_Aim_.
Please retype the records below exactly, from the first line through the line containing "(S) at (0,251.5);", and leave out any pictures.

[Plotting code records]

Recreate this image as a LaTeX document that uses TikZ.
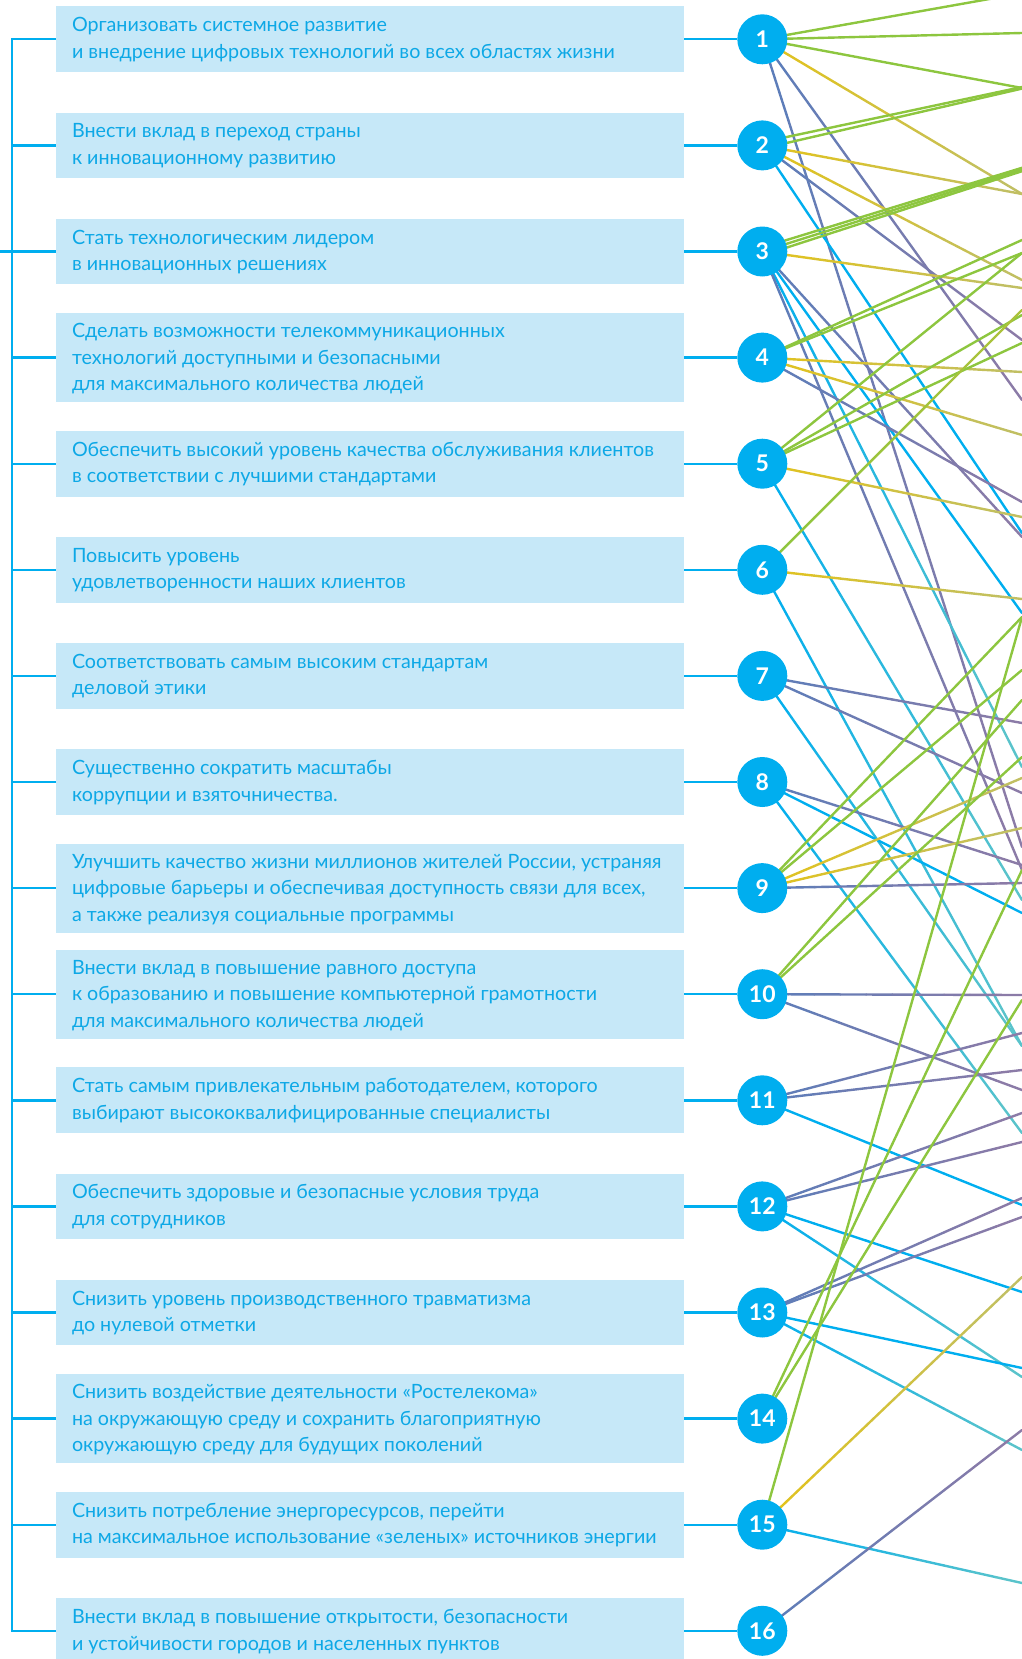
\documentclass[tikz,border=0pt]{standalone}
\usepackage{fontspec}
\setmainfont{Lato}
\usetikzlibrary{calc}
\definecolor{cya}{HTML}{00AEEF}
\definecolor{boxc}{HTML}{C6E8F8}
\definecolor{txtc}{HTML}{0DA8E6}
\definecolor{grn}{HTML}{8DC63F}
\definecolor{gol}{HTML}{AEC23B}
\definecolor{yel}{HTML}{E3C31A}
\definecolor{oli}{HTML}{BFBF66}
\definecolor{blu}{HTML}{5A7DBA}
\definecolor{pur}{HTML}{8E7BA6}
\definecolor{tea}{HTML}{5EC4C9}
\pgfdeclarelayer{bg}
\pgfsetlayers{bg,main}
\newcommand\gline[4]{%
  \foreach \k in {0,...,9}{%
    \pgfmathsetmacro\gka{\k/10}%
    \pgfmathsetmacro\gkb{(\k+1)/10}%
    \pgfmathtruncatemacro\gpc{95-10*\k}%
    \draw[sdgline, draw=#3!\gpc!#4] ($(#1)!\gka!(#2)$) -- ($(#1)!\gkb!(#2)$);
  }}
\begin{document}
\begin{tikzpicture}[x=1pt,y=-1pt,
  box/.style={fill=boxc, draw=none, minimum width=627.7pt, minimum height=65.7pt, inner sep=0pt},
  box3/.style={box, minimum height=89pt},
  txt/.style={text=txtc, font=\fontsize{19.7}{26.5}\selectfont, inner sep=0pt, anchor=base west},
  circ/.style={circle, fill=cya, minimum size=50pt, inner sep=0pt, text=white, font=\bfseries\fontsize{23}{23}\selectfont},
  conn/.style={draw=cya, line width=2.4pt},
  sdgline/.style={line width=2.4pt, line cap=round},
]
\useasboundingbox (0,0) rectangle (1022,1659);
\clip (0,0) rectangle (1022,1659);

% circles, boxes, bracket points
\foreach \i/\h in {1/box,2/box,3/box,4/box3,5/box,6/box,7/box,8/box,9/box3,10/box3,11/box,12/box,13/box,14/box3,15/box,16/box}{
  \pgfmathsetmacro\yy{39.3+(\i-1)*106.1}
  \node[circ] (c\i) at (762.3,\yy) {\i};
  \node[\h] (b\i) at (369.65,\yy) {};
  \coordinate (L\i) at (12,\yy);
}
\coordinate (S) at (0,251.5);

% texts
\node[txt] (t1) at ($(b1.west)+(16.2,-7.5)$) {\vtop{\hbox{Организовать системное развитие}\hbox{и внедрение цифровых технологий во всех областях жизни}}};
\node[txt] (t2) at ($(b2.west)+(16.2,-7.5)$) {\vtop{\hbox{Внести вклад в переход страны}\hbox{к инновационному развитию}}};
\node[txt] (t3) at ($(b3.west)+(16.2,-7.5)$) {\vtop{\hbox{Стать технологическим лидером}\hbox{в инновационных решениях}}};
\node[txt] (t4) at ($(b4.west)+(16.2,-19.75)$) {\vtop{\hbox{Сделать возможности телекоммуникационных}\hbox{технологий доступными и безопасными}\hbox{для максимального количества людей}}};
\node[txt] (t5) at ($(b5.west)+(16.2,-7.5)$) {\vtop{\hbox{Обеспечить высокий уровень качества обслуживания клиентов}\hbox{в соответствии с лучшими стандартами}}};
\node[txt] (t6) at ($(b6.west)+(16.2,-7.5)$) {\vtop{\hbox{Повысить уровень}\hbox{удовлетворенности наших клиентов}}};
\node[txt] (t7) at ($(b7.west)+(16.2,-7.5)$) {\vtop{\hbox{Соответствовать самым высоким стандартам}\hbox{деловой этики}}};
\node[txt] (t8) at ($(b8.west)+(16.2,-7.5)$) {\vtop{\hbox{Существенно сократить масштабы}\hbox{коррупции и взяточничества.}}};
\node[txt] (t9) at ($(b9.west)+(16.2,-19.75)$) {\vtop{\hbox{Улучшить качество жизни миллионов жителей России, устраняя}\hbox{цифровые барьеры и обеспечивая доступность связи для всех,}\hbox{а также реализуя социальные программы}}};
\node[txt] (t10) at ($(b10.west)+(16.2,-19.75)$) {\vtop{\hbox{Внести вклад в повышение равного доступа}\hbox{к образованию и повышение компьютерной грамотности}\hbox{для максимального количества людей}}};
\node[txt] (t11) at ($(b11.west)+(16.2,-7.5)$) {\vtop{\hbox{Стать самым привлекательным работодателем, которого}\hbox{выбирают высококвалифицированные специалисты}}};
\node[txt] (t12) at ($(b12.west)+(16.2,-7.5)$) {\vtop{\hbox{Обеспечить здоровые и безопасные условия труда}\hbox{для сотрудников}}};
\node[txt] (t13) at ($(b13.west)+(16.2,-7.5)$) {\vtop{\hbox{Снизить уровень производственного травматизма}\hbox{до нулевой отметки}}};
\node[txt] (t14) at ($(b14.west)+(16.2,-19.75)$) {\vtop{\hbox{Снизить воздействие деятельности «Ростелекома»}\hbox{на окружающую среду и сохранить благоприятную}\hbox{окружающую среду для будущих поколений}}};
\node[txt] (t15) at ($(b15.west)+(16.2,-7.5)$) {\vtop{\hbox{Снизить потребление энергоресурсов, перейти}\hbox{на максимальное использование «зеленых» источников энергии}}};
\node[txt] (t16) at ($(b16.west)+(16.2,-7)$) {\vtop{\hbox{Внести вклад в повышение открытости, безопасности}\hbox{и устойчивости городов и населенных пунктов}}};

% end points at the right edge
\coordinate (etop) at (1040,-10);
\foreach \e in {33,194,240,253,280,288,310,315,340,343,372,400,435,502,517,533,537,599,613,617,670,700,723,757,767,778,793,828,847,865,870,883,900,913,995,1000,1033,1046,1070,1090,1113,1133,1142,1198,1205,1217,1277,1292,1368,1377,1430,1450,1583}{
  \coordinate (e\e) at (1022,\e);
}
\coordinate (e88) at (1022,87);
\coordinate (e88b) at (1022,88.6);
\coordinate (e88c) at (1022,88);
\coordinate (c2u) at ($(c2)+(0,-3.2)$);
\coordinate (c2d) at ($(c2)+(0,3.2)$);
\coordinate (e170u) at (1022,167.8);
\coordinate (e170) at (1022,169.5);
\coordinate (e170d) at (1022,171.2);
\coordinate (c3u) at ($(c3)+(0,-4)$);
\coordinate (c3d) at ($(c3)+(0,4)$);

\begin{pgfonlayer}{bg}
% bracket and connectors
\draw[conn] (b1.west) -- (L1) -- (L16) -- (b16.west);
\foreach \i in {2,...,15}{\draw[conn] (L\i) -- (b\i.west);}
\draw[conn] (S) -- (L3);
\foreach \i in {1,...,16}{\draw[conn] (b\i.east) -- (c\i);}

% lines to the right
\gline{c1}{etop}{grn}{grn}
\gline{c1}{e33}{grn}{grn}
\gline{c1}{e88c}{grn}{grn}
\gline{c1}{e194}{yel}{oli}
\gline{c1}{e400}{blu}{pur}
\gline{c1}{e847}{blu}{pur}
\gline{c2u}{e88}{grn}{grn}
\gline{c2d}{e88b}{grn}{grn}
\gline{c2}{e194}{yel}{oli}
\gline{c2}{e280}{yel}{oli}
\gline{c2}{e340}{blu}{pur}
\gline{c2}{e533}{cya}{cya}
\gline{c3u}{e170u}{grn}{grn}
\gline{c3}{e170}{grn}{grn}
\gline{c3d}{e170d}{grn}{grn}
\gline{c3}{e288}{yel}{oli}
\gline{c3}{e537}{blu}{pur}
\gline{c3}{e613}{cya}{cya}
\gline{c3}{e767}{cya}{tea}
\gline{c3}{e870}{blu}{pur}
\gline{c4}{e240}{grn}{grn}
\gline{c4}{e253}{grn}{grn}
\gline{c4}{e372}{yel}{oli}
\gline{c4}{e435}{yel}{oli}
\gline{c4}{e502}{blu}{pur}
\gline{c5}{e253}{grn}{grn}
\gline{c5}{e315}{grn}{grn}
\gline{c5}{e343}{grn}{grn}
\gline{c5}{e517}{yel}{oli}
\gline{c5}{e900}{cya}{tea}
\gline{c6}{e310}{grn}{gol}
\gline{c6}{e599}{yel}{oli}
\gline{c6}{e1046}{cya}{tea}
\gline{c7}{e723}{blu}{pur}
\gline{c7}{e793}{blu}{pur}
\gline{c7}{e1046}{cya}{tea}
\gline{c8}{e865}{blu}{pur}
\gline{c8}{e913}{cya}{cya}
\gline{c8}{e1133}{cya}{tea}
\gline{c9}{e617}{grn}{grn}
\gline{c9}{e670}{grn}{grn}
\gline{c9}{e778}{yel}{oli}
\gline{c9}{e828}{yel}{oli}
\gline{c9}{e883}{blu}{pur}
\gline{c10}{e700}{grn}{grn}
\gline{c10}{e757}{grn}{grn}
\gline{c10}{e995}{blu}{pur}
\gline{c10}{e1090}{blu}{pur}
\gline{c11}{e1033}{blu}{pur}
\gline{c11}{e1070}{blu}{pur}
\gline{c11}{e1205}{cya}{cya}
\gline{c12}{e1113}{blu}{pur}
\gline{c12}{e1142}{blu}{pur}
\gline{c12}{e1292}{cya}{cya}
\gline{c12}{e1377}{cya}{tea}
\gline{c13}{e1198}{blu}{pur}
\gline{c13}{e1217}{blu}{pur}
\gline{c13}{e1368}{cya}{cya}
\gline{c13}{e1450}{cya}{tea}
\gline{c14}{e870}{grn}{grn}
\gline{c14}{e1000}{grn}{grn}
\gline{c15}{e617}{grn}{grn}
\gline{c15}{e1277}{yel}{oli}
\gline{c15}{e1583}{cya}{tea}
\gline{c16}{e1430}{blu}{pur}
\end{pgfonlayer}
\end{tikzpicture}
\end{document}
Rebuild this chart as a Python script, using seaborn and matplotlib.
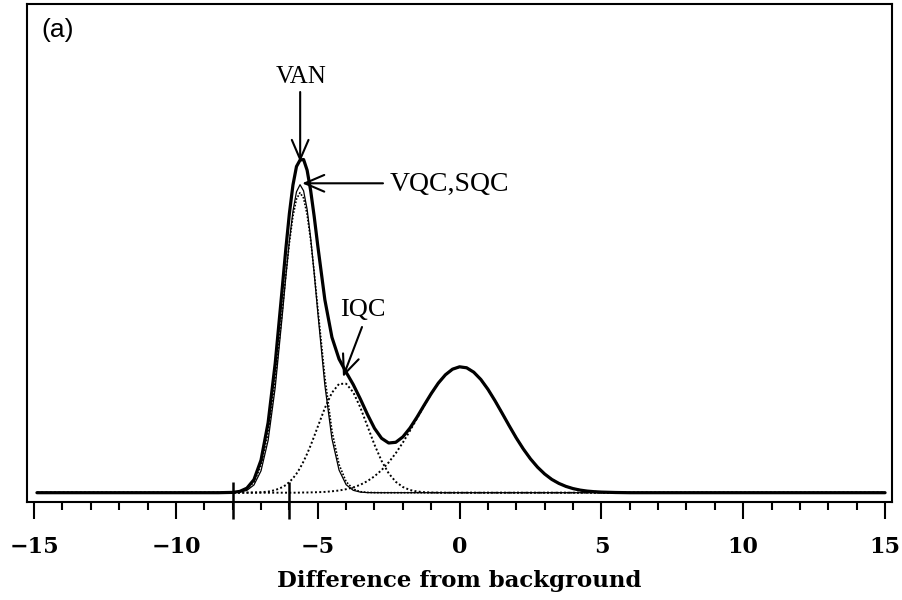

_Written response_.
Recreate this image as a LaTeX document that uses TikZ.
\documentclass[tikz,border=0pt]{standalone}
\usepackage{fontspec}
\setmainfont{Lato}
\usetikzlibrary{calc}
\definecolor{cya}{HTML}{00AEEF}
\definecolor{boxc}{HTML}{C6E8F8}
\definecolor{txtc}{HTML}{0DA8E6}
\definecolor{grn}{HTML}{8DC63F}
\definecolor{gol}{HTML}{AEC23B}
\definecolor{yel}{HTML}{E3C31A}
\definecolor{oli}{HTML}{BFBF66}
\definecolor{blu}{HTML}{5A7DBA}
\definecolor{pur}{HTML}{8E7BA6}
\definecolor{tea}{HTML}{5EC4C9}
\pgfdeclarelayer{bg}
\pgfsetlayers{bg,main}
\newcommand\gline[4]{%
  \foreach \k in {0,...,9}{%
    \pgfmathsetmacro\gka{\k/10}%
    \pgfmathsetmacro\gkb{(\k+1)/10}%
    \pgfmathtruncatemacro\gpc{95-10*\k}%
    \draw[sdgline, draw=#3!\gpc!#4] ($(#1)!\gka!(#2)$) -- ($(#1)!\gkb!(#2)$);
  }}
\begin{document}
\begin{tikzpicture}[x=1pt,y=-1pt,
  box/.style={fill=boxc, draw=none, minimum width=627.7pt, minimum height=65.7pt, inner sep=0pt},
  box3/.style={box, minimum height=89pt},
  txt/.style={text=txtc, font=\fontsize{19.7}{26.5}\selectfont, inner sep=0pt, anchor=base west},
  circ/.style={circle, fill=cya, minimum size=50pt, inner sep=0pt, text=white, font=\bfseries\fontsize{23}{23}\selectfont},
  conn/.style={draw=cya, line width=2.4pt},
  sdgline/.style={line width=2.4pt, line cap=round},
]
\useasboundingbox (0,0) rectangle (1022,1659);
\clip (0,0) rectangle (1022,1659);

% circles, boxes, bracket points
\foreach \i/\h in {1/box,2/box,3/box,4/box3,5/box,6/box,7/box,8/box,9/box3,10/box3,11/box,12/box,13/box,14/box3,15/box,16/box}{
  \pgfmathsetmacro\yy{39.3+(\i-1)*106.1}
  \node[circ] (c\i) at (762.3,\yy) {\i};
  \node[\h] (b\i) at (369.65,\yy) {};
  \coordinate (L\i) at (12,\yy);
}
\coordinate (S) at (0,251.5);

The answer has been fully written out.